Under Carew and Angel manager Marcel Lachemann, who also keeps
long hours and sweats the details, California is well-drilled.
All the Angels, for instance, line up neatly on the top step of
the dugout for the national anthem. (By contrast, six Brewers
straggled to the top step of the visitors' dugout last Friday in
Anaheim.) The daily workout schedule is a computer-driven,
laser-printed, letter-quality page of information that includes
a best-of-Bartlett's motivational slogan of the day. So who says
the Angels don't look good on paper?
"I may be old-fashioned," Carew says, "but I want them to
respect that uniform they wear. When you've got that on, you're
a big league ballplayer, and you should act like a big league
ballplayer and work like a big league ballplayer."
Those who don't measure up to Carew's standards are likely to
find him in their face, as did catcher Andy Allanson, whom Carew
chewed out last Friday for not showing up for voluntary early
hitting. "The only time you're out early is when I have to tell
you," Carew snapped.
Most offenders, of course, also must cough up the dozen golf
balls, a penance not to be taken as lightly as pitcher Mark
Holzemer did one day in 1993. Carew gathered some players in the
outfield, held up a bag and said, "I want you to see what one of
your teammates thinks is funny." He turned over the bag and out
dropped a dozen pink and powder-blue Lady Butterfly golf balls.

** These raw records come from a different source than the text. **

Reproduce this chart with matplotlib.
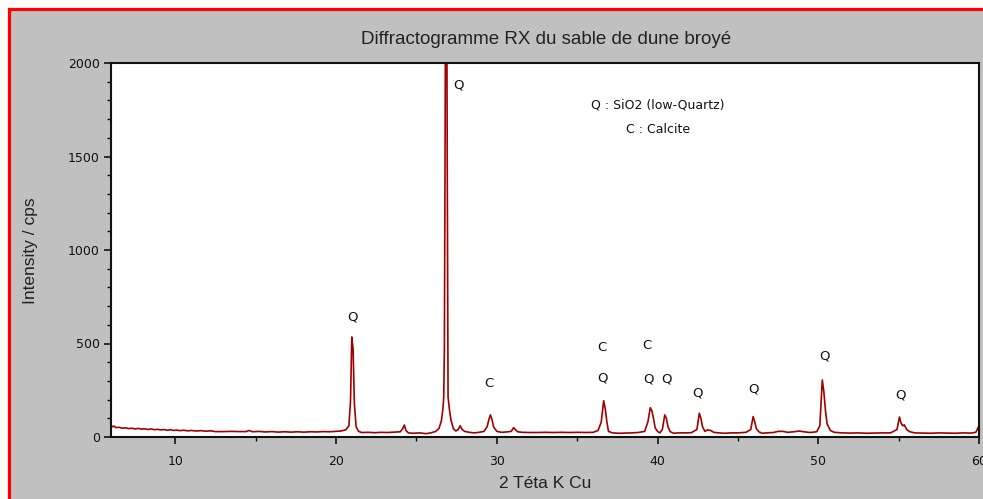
import matplotlib
matplotlib.use("Agg")
import matplotlib.pyplot as plt
from matplotlib.patches import Rectangle
from matplotlib.ticker import MultipleLocator

# ---- data ----
two_theta = [
    6.0, 6.1, 6.2, 6.3, 6.5, 6.7, 6.9, 7.1, 7.3, 7.5, 7.7, 7.9, 8.1, 8.3, 8.5, 8.7, 8.9,
    9.1, 9.3, 9.5, 9.7, 9.9, 10.1, 10.3, 10.5, 10.8, 11.0, 11.3, 11.6, 11.9, 12.2, 12.5,
    13.0, 13.5, 14.0, 14.4, 14.6, 14.8, 15.2, 15.6, 16.0, 16.4, 16.8, 17.2, 17.6, 18.0,
    18.4, 18.8, 19.2, 19.6, 20.0, 20.3, 20.6, 20.8, 20.9, 20.98, 21.06, 21.14, 21.25,
    21.4, 21.6, 22.0, 22.4, 22.8, 23.2, 23.6, 24.0, 24.15, 24.25, 24.35, 24.5, 24.8,
    25.2, 25.6, 25.9, 26.2, 26.4, 26.55, 26.65, 26.7, 26.74, 26.78, 26.82, 26.88,
    26.92, 26.97, 27.05, 27.15, 27.3, 27.45, 27.6, 27.72, 27.85, 28.0, 28.3, 28.6,
    28.9, 29.2, 29.4, 29.5, 29.6, 29.7, 29.8, 30.0, 30.3, 30.6, 30.9, 31.05, 31.15,
    31.3, 31.6, 32.0, 32.5, 33.0, 33.5, 34.0, 34.5, 35.0, 35.5, 36.0, 36.3, 36.5,
    36.65, 36.75, 36.85, 36.95, 37.2, 37.6, 38.0, 38.4, 38.8, 39.2, 39.4, 39.55,
    39.65, 39.75, 39.85, 40.0, 40.15, 40.3, 40.45, 40.55, 40.65, 40.8, 41.0, 41.3,
    41.7, 42.1, 42.45, 42.6, 42.7, 42.8, 42.95, 43.1, 43.3, 43.5, 43.8, 44.2, 44.6,
    45.0, 45.5, 45.8, 45.95, 46.05, 46.15, 46.3, 46.5, 46.8, 47.2, 47.5, 47.8, 48.1,
    48.5, 48.8, 49.1, 49.5, 49.9, 50.1, 50.25, 50.35, 50.45, 50.55, 50.75, 51.0, 51.5,
    52.0, 52.5, 53.0, 53.5, 54.0, 54.5, 54.9, 55.05, 55.15, 55.25, 55.35, 55.5, 55.7,
    56.0, 56.5, 57.0, 57.5, 58.0, 58.5, 59.0, 59.5, 59.8, 60.0,
]
intensity = [
    62, 55, 58, 50, 52, 47, 49, 45, 47, 43, 46, 42, 44, 40, 43, 39, 41,
    38, 40, 36, 39, 35, 37, 34, 36, 33, 35, 32, 34, 31, 33, 29,
    29, 30, 29, 29, 35, 28, 30, 27, 29, 26, 28, 26, 28, 26,
    28, 27, 29, 28, 30, 32, 38, 60, 190, 535, 470, 180, 55,
    30, 24, 25, 23, 25, 24, 26, 28, 45, 64, 35, 22, 20,
    22, 18, 22, 30, 45, 85, 150, 214, 476, 1420, 2600, 2600,
    1414, 214, 150, 90, 45, 32, 40, 60, 40, 30, 25, 22,
    25, 30, 55, 90, 118, 95, 55, 30, 25, 27, 30, 50, 40,
    28, 25, 24, 24, 25, 24, 25, 24, 25, 24, 25, 35, 80,
    194, 150, 80, 30, 22, 20, 21, 22, 24, 30, 80, 157,
    140, 100, 50, 30, 22, 40, 118, 100, 55, 28, 20, 22,
    22, 23, 40, 127, 100, 55, 30, 38, 35, 25, 22, 20, 22,
    22, 25, 40, 109, 80, 45, 28, 20, 22, 24, 30, 30, 25,
    28, 32, 28, 24, 28, 60, 305, 240, 140, 70, 35, 25, 22,
    21, 22, 20, 21, 22, 22, 40, 107, 75, 60, 65, 40, 28,
    22, 21, 20, 22, 21, 20, 22, 21, 25, 60,
]

peak_labels = ["Q", "Q", "C", "C", "Q", "C", "Q", "Q", "Q", "Q", "Q", "Q"]
label_x = [27.6, 21.0, 29.5, 36.55, 36.6, 39.35, 39.45, 40.55, 42.5, 45.95, 50.4, 55.1]
label_y = [1883, 642, 284, 476, 316, 487, 310, 310, 235, 257, 433, 225]

legend_lines = ["Q : SiO2 (low-Quartz)", "C : Calcite"]

title = "Diffractogramme RX du sable de dune broyé"
xlabel = "2 Téta K Cu"
ylabel = "Intensity / cps"

# ---- figure ----
W, H = 983, 499
fig = plt.figure(figsize=(W / 100, H / 100), dpi=100, facecolor="white")
fig.patches.append(Rectangle((8.5 / W, -0.1), 1.2, (H - 8.5) / H + 0.1,
                             transform=fig.transFigure, facecolor="#c0c0c0",
                             edgecolor="#ff0000", linewidth=2.3, zorder=-10))

ax = fig.add_axes([111 / W, (H - 437) / H, (979 - 111) / W, (437 - 63) / H])
ax.set_zorder(5)
ax.set_facecolor("white")
ax.plot(two_theta, intensity, color="#a00000", linewidth=1.2, clip_on=True)
ax.set_xlim(6, 60)
ax.set_ylim(0, 2000)

narrow = ["Liberation Sans Narrow", "DejaVu Sans"]
sans = ["Liberation Sans", "DejaVu Sans"]

ax.xaxis.set_major_locator(MultipleLocator(10))
ax.xaxis.set_minor_locator(MultipleLocator(5))
ax.yaxis.set_major_locator(MultipleLocator(500))
ax.yaxis.set_minor_locator(MultipleLocator(100))
ax.tick_params(which="major", direction="out", length=5, width=1.2, colors="#111111",
               top=False, right=False, pad=3)
ax.tick_params(which="minor", direction="out", length=3, width=1.0, colors="#111111",
               top=False, right=False)
for lab in ax.get_xticklabels() + ax.get_yticklabels():
    lab.set_fontfamily(narrow)
    lab.set_fontsize(9)
    lab.set_color("#111111")
ax.tick_params(axis="x", pad=8)
for s in ax.spines.values():
    s.set_linewidth(1.5)
    s.set_color("#111111")

for t, x, y in zip(peak_labels, label_x, label_y):
    ax.text(x, y, t, ha="center", va="center", fontsize=9.5, family=narrow, color="#111111")

ax.text(0.630, 0.888, legend_lines[0], transform=ax.transAxes, ha="center", va="center",
        fontsize=9, family=narrow, color="#111111")
ax.text(0.630, 0.821, legend_lines[1], transform=ax.transAxes, ha="center", va="center",
        fontsize=9, family=narrow, color="#111111")

fig.text(546 / W, 1 - 40 / H, title, ha="center", va="center", fontsize=13.5,
         family=sans, color="#222222")
fig.text(545 / W, 1 - 483 / H, xlabel, ha="center", va="center", fontsize=12.5,
         family=sans, color="#222222")
fig.text(30 / W, 1 - 251 / H, ylabel, ha="center", va="center", rotation=90,
         fontsize=12.5, family=sans, color="#222222")

fig.savefig("out.png", dpi=100, facecolor=fig.get_facecolor())
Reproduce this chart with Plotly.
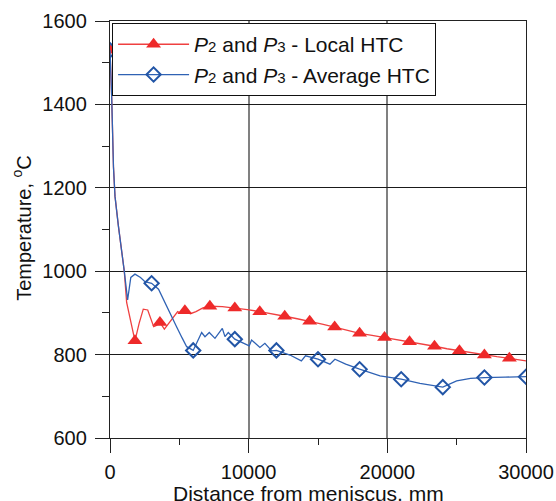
import plotly.graph_objects as go

# Local HTC: continuous temperature profile and the plotted marker points
local_x = [0, 120, 250, 360, 600, 850, 1030, 1200, 1560, 1800, 2100, 2400, 2720,
           3150, 3350, 3600, 3920, 4450, 4880, 5120, 5400, 5800, 6200, 6700, 7200,
           8100, 9000, 9900, 10800, 11700, 12600, 13500, 14400, 15300, 16200, 17100,
           18000, 18900, 19800, 20700, 21600, 22500, 23400, 24300, 25200, 26100,
           27000, 27900, 28800, 30000]
local_y = [1530, 1420, 1250, 1180, 1110, 1050, 1000, 925, 867, 833, 875, 909, 907,
           867, 870, 877, 861, 883, 903, 899, 905, 898, 903, 912, 916,
           915, 912, 908, 903, 898, 892, 886, 880, 873, 866, 859,
           851, 846, 841, 836, 831, 825, 820, 814, 809, 804,
           799, 795, 791, 785]
local_mx = [0, 1800, 3600, 5400, 7200, 9000, 10800, 12600, 14400, 16200, 18000,
            19800, 21600, 23400, 25200, 27000, 28800]
local_my = [1530, 833, 877, 905, 916, 912, 903, 892, 880, 866, 851,
            841, 831, 820, 809, 799, 791]

# Average HTC: continuous temperature profile and the plotted marker points
avg_x = [0, 120, 250, 360, 600, 850, 1030, 1270, 1500, 1800, 2200, 2520, 3000,
         3500, 3970, 4400, 4800, 5200, 5530, 6000, 6300, 6610, 6850, 7160, 7570,
         8100, 8290, 8530, 9000, 9610, 10040, 10210, 10810, 11170, 11660, 12000,
         12980, 13800, 14100, 15000, 15860, 16220, 17000, 18000, 19470, 21000,
         22350, 24000, 25000, 26000, 27000, 28500, 30000]
avg_y = [1530, 1420, 1250, 1180, 1110, 1050, 1000, 931, 985, 993, 985, 975, 971,
         957, 923, 895, 867, 840, 819, 810, 830, 853, 843, 853, 839,
         863, 843, 853, 837, 827, 821, 835, 817, 827, 809, 810,
         799, 785, 797, 789, 777, 789, 777, 765, 749, 741,
         731, 722, 737, 743, 745, 746, 747]
avg_mx = [0, 3000, 6000, 9000, 12000, 15000, 18000, 21000, 24000, 27000, 30000]
avg_my = [1530, 971, 810, 837, 810, 789, 765, 741, 722, 745, 747]

x_ticks = [0, 10000, 20000, 30000]
y_ticks = [600, 800, 1000, 1200, 1400, 1600]

FONT = "Arial, 'Liberation Sans', sans-serif"
RED_LINE = "#ef4040"
RED_MARK = "#ee2a2a"
BLUE_LINE = "#2f62b4"
BLUE_MARK = "#2255a6"


def small(d):
    return '<span style="font-size:15px">' + d + '</span>'


local_name = "<i>P</i>" + small("2") + " and <i>P</i>" + small("3") + " - Local HTC"
avg_name = "<i>P</i>" + small("2") + " and <i>P</i>" + small("3") + " - Average HTC"

red_marker = dict(symbol="triangle-up", size=13, color=RED_MARK,
                  line=dict(width=0))
blue_marker = dict(symbol="diamond-open", size=11, color=BLUE_MARK,
                   line=dict(width=2, color=BLUE_MARK))

fig = go.Figure()
fig.add_trace(go.Scatter(x=local_x, y=local_y, mode="lines",
                         line=dict(color=RED_LINE, width=1.3),
                         showlegend=False, hoverinfo="skip"))
fig.add_trace(go.Scatter(x=local_mx, y=local_my, mode="markers",
                         marker=red_marker, showlegend=False))
fig.add_trace(go.Scatter(x=avg_x, y=avg_y, mode="lines",
                         line=dict(color=BLUE_LINE, width=1.3),
                         showlegend=False, hoverinfo="skip"))
fig.add_trace(go.Scatter(x=avg_mx, y=avg_my, mode="markers",
                         marker=blue_marker, showlegend=False))

# legend entries (line + marker together)
fig.add_trace(go.Scatter(x=[None], y=[None], mode="lines+markers",
                         name=local_name, marker=red_marker,
                         line=dict(color=RED_LINE, width=1.3)))
fig.add_trace(go.Scatter(x=[None], y=[None], mode="lines+markers",
                         name=avg_name, marker=blue_marker,
                         line=dict(color=BLUE_LINE, width=1.3)))

fig.update_layout(
    width=556, height=501,
    margin=dict(l=110, r=30, t=21, b=63),
    paper_bgcolor="white", plot_bgcolor="white",
    font=dict(family=FONT, size=20, color="#111111"),
    legend=dict(x=0.005, y=0.995, xanchor="left", yanchor="top",
                bgcolor="white", bordercolor="#111111", borderwidth=1,
                font=dict(family=FONT, size=21, color="#111111"),
                itemwidth=71, tracegroupgap=0),
    xaxis=dict(range=[0, 30000], tickvals=x_ticks,
               ticktext=[str(v) for v in x_ticks], automargin=False,
               ticks="outside", ticklen=14, tickwidth=1, tickcolor="#222222",
               minor=dict(dtick=5000, ticks="outside", ticklen=6,
                          tickcolor="#222222", showgrid=False),
               showgrid=True, gridcolor="#808080", gridwidth=1.5,
               showline=True, linecolor="#222222", linewidth=1.3, mirror=True,
               zeroline=False, tickfont=dict(size=20), ticklabelstandoff=2),
    yaxis=dict(range=[600, 1600], tickvals=y_ticks,
               ticktext=[str(v) for v in y_ticks], automargin=False,
               ticks="outside", ticklen=14, tickwidth=1, tickcolor="#222222",
               minor=dict(dtick=100, ticks="outside", ticklen=7,
                          tickcolor="#222222", showgrid=False),
               showgrid=True, gridcolor="#1a1a1a", gridwidth=1.2,
               showline=True, linecolor="#222222", linewidth=1.3, mirror=True,
               zeroline=False, tickfont=dict(size=20), ticklabelstandoff=4),
    annotations=[
        dict(text="Distance from meniscus, mm", xref="paper", yref="paper",
             x=0.478, y=0, yshift=-42, xanchor="center", yanchor="top",
             showarrow=False, font=dict(size=21)),
        dict(text="Temperature, <sup>o</sup>C", xref="paper", yref="paper",
             x=0, y=0.504, xshift=-88, xanchor="center", yanchor="middle",
             textangle=-90, showarrow=False, font=dict(size=20)),
    ],
)

fig.write_html("out.html")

Carew was not laughing. "That," Anderson says, "cost him another
dozen and money."
By now Carew could replace his defunct hitting school with a
driving range, but he doesn't golf anymore so he turns his booty
over to the Angels' trainers and other coaches. It is not the
golf balls he is after.
"I've noticed," he says, "guys have started stocking boxes of
balls in their lockers."
He smiles. These Angels learn their lessons well.